Personal Philosophy and Influence

Johnsingh viewed himself as a practical conservationist, emphasizing the need for a balanced approach to wildlife preservation. He admired Jim Corbett’s pragmatic stance on wildlife management and often cited him as a major influence. Johnsingh’s practical conservation philosophy extended to advocating for the sustainable management of forest resources and promoting scientific methods to mitigate human-animal conflicts.

His legacy includes mentoring a generation of wildlife managers and conservationists. Johnsingh trained approximately 300 wildlife managers, 50 MSc Wildlife Science students, and supervised 10 PhD students, significantly influencing forest management in India.

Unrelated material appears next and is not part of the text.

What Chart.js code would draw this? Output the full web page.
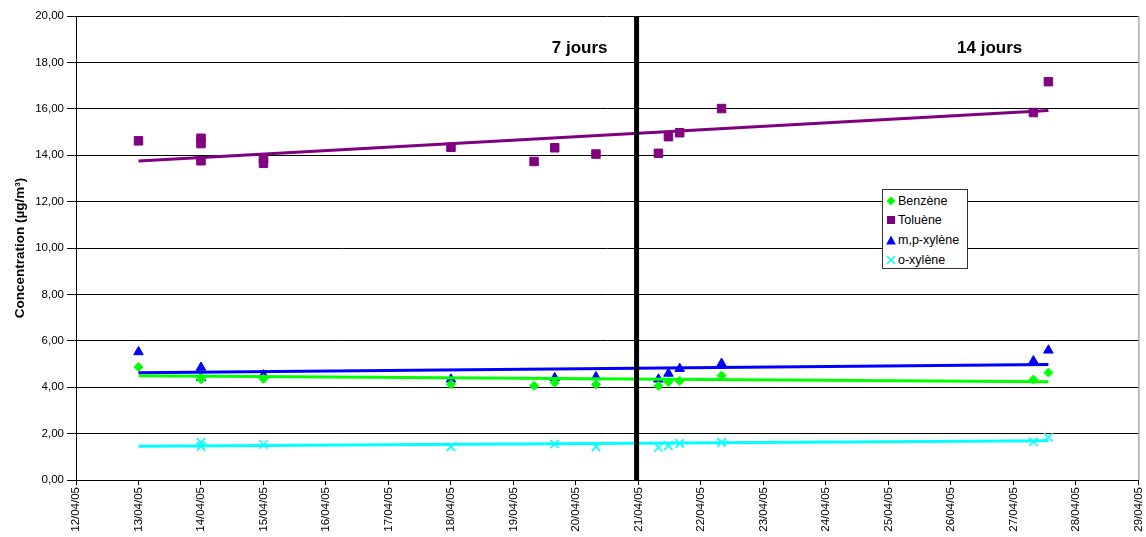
<!DOCTYPE html>
<html>
<head>
<meta charset="utf-8">
<script src="https://cdn.jsdelivr.net/npm/chart.js@4"></script>
<style>
  html, body { margin: 0; padding: 0; background: #fff; }
  #wrap { position: relative; width: 1146px; height: 537px; }
  #legend {
    position: absolute; left: 882px; top: 189px; width: 84px; height: 78px;
    border: 1px solid #333; background: #fff;
    font: 12.5px "Liberation Sans", Arial, sans-serif; color: #000;
  }
  .leg-item { position: absolute; left: 3px; height: 16px; line-height: 16px; white-space: nowrap; }
  .leg-item svg { vertical-align: middle; margin-right: 2px; position: relative; top: -1px; }
</style>
</head>
<body>
<div id="wrap">
  <canvas id="chart" width="1146" height="537"></canvas>
  <div id="legend">
    <div class="leg-item" style="top:3px"><svg width="10" height="10"><polygon points="5,0.5 9.5,5 5,9.5 0.5,5" fill="#00ff00"/></svg>Benzène</div>
    <div class="leg-item" style="top:22px"><svg width="10" height="10"><rect x="1" y="1" width="8" height="8" fill="#800080"/></svg>Toluène</div>
    <div class="leg-item" style="top:42px"><svg width="10" height="10"><polygon points="5,0.5 9.8,9.5 0.2,9.5" fill="#0000ff"/></svg>m,p-xylène</div>
    <div class="leg-item" style="top:62px"><svg width="10" height="10"><path d="M1 1 L9 9 M9 1 L1 9" stroke="#00ffff" stroke-width="1.6"/></svg>o-xylène</div>
  </div>
</div>
<script>
// day of April 2005 on the x axis
const X_MIN = 12;
const X_MAX = 29;
const Y_MIN = 0;
const Y_MAX = 20;

const benzeneX = [13, 14, 14, 15, 18, 19.33, 19.66, 20.32, 21.32, 21.48, 21.66, 22.33, 27.32, 27.56];
const benzeneY = [4.87, 4.42, 4.34, 4.36, 4.13, 4.06, 4.19, 4.12, 4.06, 4.22, 4.27, 4.5, 4.33, 4.63];

const tolueneX = [13, 14, 14, 14, 15, 15, 18, 19.33, 19.66, 20.32, 21.32, 21.48, 21.66, 22.33, 27.32, 27.56];
const tolueneY = [14.62, 14.73, 14.5, 13.76, 13.85, 13.65, 14.34, 13.73, 14.32, 14.05, 14.08, 14.8, 14.97, 16.01, 15.84, 17.17];

const mpXyleneX = [13, 14, 14, 15, 18, 19.66, 20.32, 21.32, 21.48, 21.66, 22.33, 27.32, 27.56];
const mpXyleneY = [5.52, 4.85, 4.4, 4.52, 4.34, 4.4, 4.44, 4.34, 4.59, 4.8, 5.02, 5.13, 5.59];

const oXyleneX = [14, 14, 15, 18, 19.66, 20.32, 21.32, 21.48, 21.66, 22.33, 27.32, 27.56];
const oXyleneY = [1.62, 1.45, 1.53, 1.43, 1.55, 1.43, 1.4, 1.48, 1.58, 1.62, 1.65, 1.84];

// trend lines (start, end)
const trendX = [13, 27.56];
const benzeneTrend = [4.49, 4.23];
const tolueneTrend = [13.75, 15.93];
const mpXyleneTrend = [4.62, 4.98];
const oXyleneTrend = [1.46, 1.69];

const markerX = [20.97, 20.97];
const markerY = [0, 20];

const notes = [
  { text: '7 jours', x: 20.06, y: 18.6 },
  { text: '14 jours', x: 26.62, y: 18.6 },
];

const FONT = "'Liberation Sans', Arial, sans-serif";

const pts = (xs, ys) => xs.map((x, i) => ({ x, y: ys[i] }));

function trend(ys, color) {
  return {
    type: 'line',
    data: pts(trendX, ys),
    borderColor: color,
    borderWidth: 3,
    pointRadius: 0,
    fill: false,
  };
}

function scatter(xs, ys, color, style, radius, bw) {
  return {
    type: 'scatter',
    data: pts(xs, ys),
    pointStyle: style,
    pointRadius: radius,
    pointBackgroundColor: color,
    pointBorderColor: color,
    pointBorderWidth: bw,
  };
}

const annotate = {
  id: 'annotate',
  afterDatasetsDraw(chart) {
    const { ctx, chartArea, scales } = chart;
    ctx.save();
    ctx.strokeStyle = '#808080';
    ctx.lineWidth = 1;
    ctx.beginPath();
    ctx.moveTo(chartArea.right + 0.5, chartArea.top);
    ctx.lineTo(chartArea.right + 0.5, chartArea.bottom);
    ctx.stroke();
    ctx.fillStyle = '#000';
    ctx.font = 'bold 17px ' + FONT;
    ctx.textAlign = 'center';
    ctx.textBaseline = 'middle';
    notes.forEach(n => {
      ctx.fillText(n.text, scales.x.getPixelForValue(n.x), scales.y.getPixelForValue(n.y));
    });
    ctx.restore();
  },
};

new Chart(document.getElementById('chart'), {
  data: {
    datasets: [
      {
        type: 'line',
        data: pts(markerX, markerY),
        borderColor: '#000',
        borderWidth: 5,
        pointRadius: 0,
      },
      trend(benzeneTrend, '#00ff00'),
      trend(mpXyleneTrend, '#0000ff'),
      trend(oXyleneTrend, '#00ffff'),
      trend(tolueneTrend, '#800080'),
      scatter(benzeneX, benzeneY, '#00ff00', 'rectRot', 4.5, 1),
      scatter(tolueneX, tolueneY, '#800080', 'rect', 6, 1),
      scatter(mpXyleneX, mpXyleneY, '#0000ff', 'triangle', 5.5, 1),
      scatter(oXyleneX, oXyleneY, '#00ffff', 'crossRot', 6, 1.6),
    ],
  },
  options: {
    responsive: false,
    animation: false,
    layout: { padding: { top: 16, right: 5, left: 0, bottom: 0 } },
    plugins: { legend: { display: false }, tooltip: { enabled: false } },
    scales: {
      x: {
        type: 'linear',
        min: X_MIN,
        max: X_MAX,
        afterFit: s => { s.height = 57; },
        ticks: {
          stepSize: 1,
          autoSkip: false,
          maxRotation: 90,
          minRotation: 90,
          padding: 2,
          color: '#000',
          font: { family: FONT, size: 11.5, lineHeight: 0.4 },
          callback: v => String(v).padStart(2, '0') + '/04/05',
        },
        grid: { drawOnChartArea: false, tickLength: 5, color: '#000' },
        border: { color: '#000', width: 1 },
      },
      y: {
        min: Y_MIN,
        max: Y_MAX,
        afterFit: s => { s.width = 76; },
        ticks: {
          stepSize: 2,
          padding: 3,
          color: '#000',
          font: { family: FONT, size: 11.5 },
          callback: v => v.toFixed(2).replace('.', ','),
        },
        grid: { color: '#000', lineWidth: 1, tickLength: 9 },
        border: { color: '#000', width: 1 },
        title: {
          display: true,
          text: 'Concentration (µg/m³)',
          color: '#000',
          font: { family: FONT, size: 13.5, weight: 'bold' },
          padding: { top: 12, bottom: 0 },
        },
      },
    },
  },
  plugins: [annotate],
});
</script>
</body>
</html>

He advised young conservationists to avoid destructive rivalries and focus on collaborative efforts to achieve meaningful conservation outcomes.

Enduring Impact

Johnsingh’s passion for nature and wildlife was unwavering. Even in his later years, he continued to explore and document India’s diverse ecosystems. His practical conservation ideas, such as sustainable hunting practices in regions like Coorg, reflect his deep understanding of the complex relationship between humans and wildlife.

Johnsingh’s message to future generations of conservationists was clear: maintain curiosity, stay physically fit, immerse yourself in learning about nature, and work collaboratively to protect it. His life’s work serves as an enduring testament to the power of dedication, knowledge, and practical action in the field of wildlife conservation.

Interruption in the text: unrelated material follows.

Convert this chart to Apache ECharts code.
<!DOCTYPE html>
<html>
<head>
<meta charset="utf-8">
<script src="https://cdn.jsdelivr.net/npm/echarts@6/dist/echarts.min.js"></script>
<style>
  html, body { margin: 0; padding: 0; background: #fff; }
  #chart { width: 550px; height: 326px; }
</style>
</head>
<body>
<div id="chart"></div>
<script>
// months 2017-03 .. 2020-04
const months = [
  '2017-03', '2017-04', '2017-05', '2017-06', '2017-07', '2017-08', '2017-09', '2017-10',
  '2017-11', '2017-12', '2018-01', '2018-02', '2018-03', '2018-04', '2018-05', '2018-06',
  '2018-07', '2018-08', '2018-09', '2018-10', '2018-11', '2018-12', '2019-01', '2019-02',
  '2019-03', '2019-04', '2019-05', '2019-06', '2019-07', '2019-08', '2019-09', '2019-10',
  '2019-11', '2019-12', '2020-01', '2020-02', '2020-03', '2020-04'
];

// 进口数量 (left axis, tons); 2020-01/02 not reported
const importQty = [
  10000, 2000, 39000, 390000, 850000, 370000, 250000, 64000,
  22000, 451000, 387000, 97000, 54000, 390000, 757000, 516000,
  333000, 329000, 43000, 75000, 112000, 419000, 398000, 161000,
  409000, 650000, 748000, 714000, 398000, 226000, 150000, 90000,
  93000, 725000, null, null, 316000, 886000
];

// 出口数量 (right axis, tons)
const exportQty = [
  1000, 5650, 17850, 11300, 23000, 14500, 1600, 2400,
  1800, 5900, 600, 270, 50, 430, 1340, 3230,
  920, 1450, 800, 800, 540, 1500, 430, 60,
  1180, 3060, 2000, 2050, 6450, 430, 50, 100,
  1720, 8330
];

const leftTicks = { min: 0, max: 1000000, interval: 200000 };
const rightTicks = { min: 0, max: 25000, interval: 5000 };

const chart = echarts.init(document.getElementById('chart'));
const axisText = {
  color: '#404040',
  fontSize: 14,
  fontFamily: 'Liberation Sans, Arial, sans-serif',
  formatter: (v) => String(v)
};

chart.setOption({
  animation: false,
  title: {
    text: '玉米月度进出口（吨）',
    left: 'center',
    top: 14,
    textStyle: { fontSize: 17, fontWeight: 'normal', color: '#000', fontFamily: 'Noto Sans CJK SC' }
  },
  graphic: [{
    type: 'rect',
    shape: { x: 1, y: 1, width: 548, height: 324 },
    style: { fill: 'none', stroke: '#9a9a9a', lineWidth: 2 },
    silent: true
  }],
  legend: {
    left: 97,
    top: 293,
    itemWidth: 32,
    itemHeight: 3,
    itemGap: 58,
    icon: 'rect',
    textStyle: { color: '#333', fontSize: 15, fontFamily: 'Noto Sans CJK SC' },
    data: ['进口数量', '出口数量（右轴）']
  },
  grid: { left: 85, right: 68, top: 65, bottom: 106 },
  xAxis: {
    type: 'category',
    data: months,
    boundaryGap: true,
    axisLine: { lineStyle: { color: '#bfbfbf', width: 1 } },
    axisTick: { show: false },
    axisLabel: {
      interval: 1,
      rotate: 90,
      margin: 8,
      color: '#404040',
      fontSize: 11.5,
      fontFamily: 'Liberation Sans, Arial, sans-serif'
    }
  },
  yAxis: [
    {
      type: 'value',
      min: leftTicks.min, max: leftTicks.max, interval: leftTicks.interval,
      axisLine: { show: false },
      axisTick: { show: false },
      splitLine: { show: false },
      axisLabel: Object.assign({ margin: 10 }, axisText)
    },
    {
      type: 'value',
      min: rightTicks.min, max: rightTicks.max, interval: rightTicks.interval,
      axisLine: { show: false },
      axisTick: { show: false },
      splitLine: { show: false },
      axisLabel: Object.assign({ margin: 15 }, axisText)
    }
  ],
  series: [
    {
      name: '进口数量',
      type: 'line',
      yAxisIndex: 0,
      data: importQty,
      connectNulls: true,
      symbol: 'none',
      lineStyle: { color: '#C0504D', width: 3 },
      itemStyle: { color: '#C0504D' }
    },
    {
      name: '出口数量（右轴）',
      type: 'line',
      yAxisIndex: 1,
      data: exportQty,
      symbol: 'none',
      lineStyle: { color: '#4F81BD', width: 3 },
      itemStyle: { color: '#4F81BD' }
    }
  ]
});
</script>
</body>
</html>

Conclusion: A Life Dedicated to Nature

A J T Johnsingh’s passing marks the end of an era in Indian wildlife conservation. His contributions have shaped the landscape of conservation efforts in the country, and his legacy will continue to inspire and guide future generations. As India remembers this great conservationist, his work and philosophy remain a beacon for those dedicated to preserving the natural world.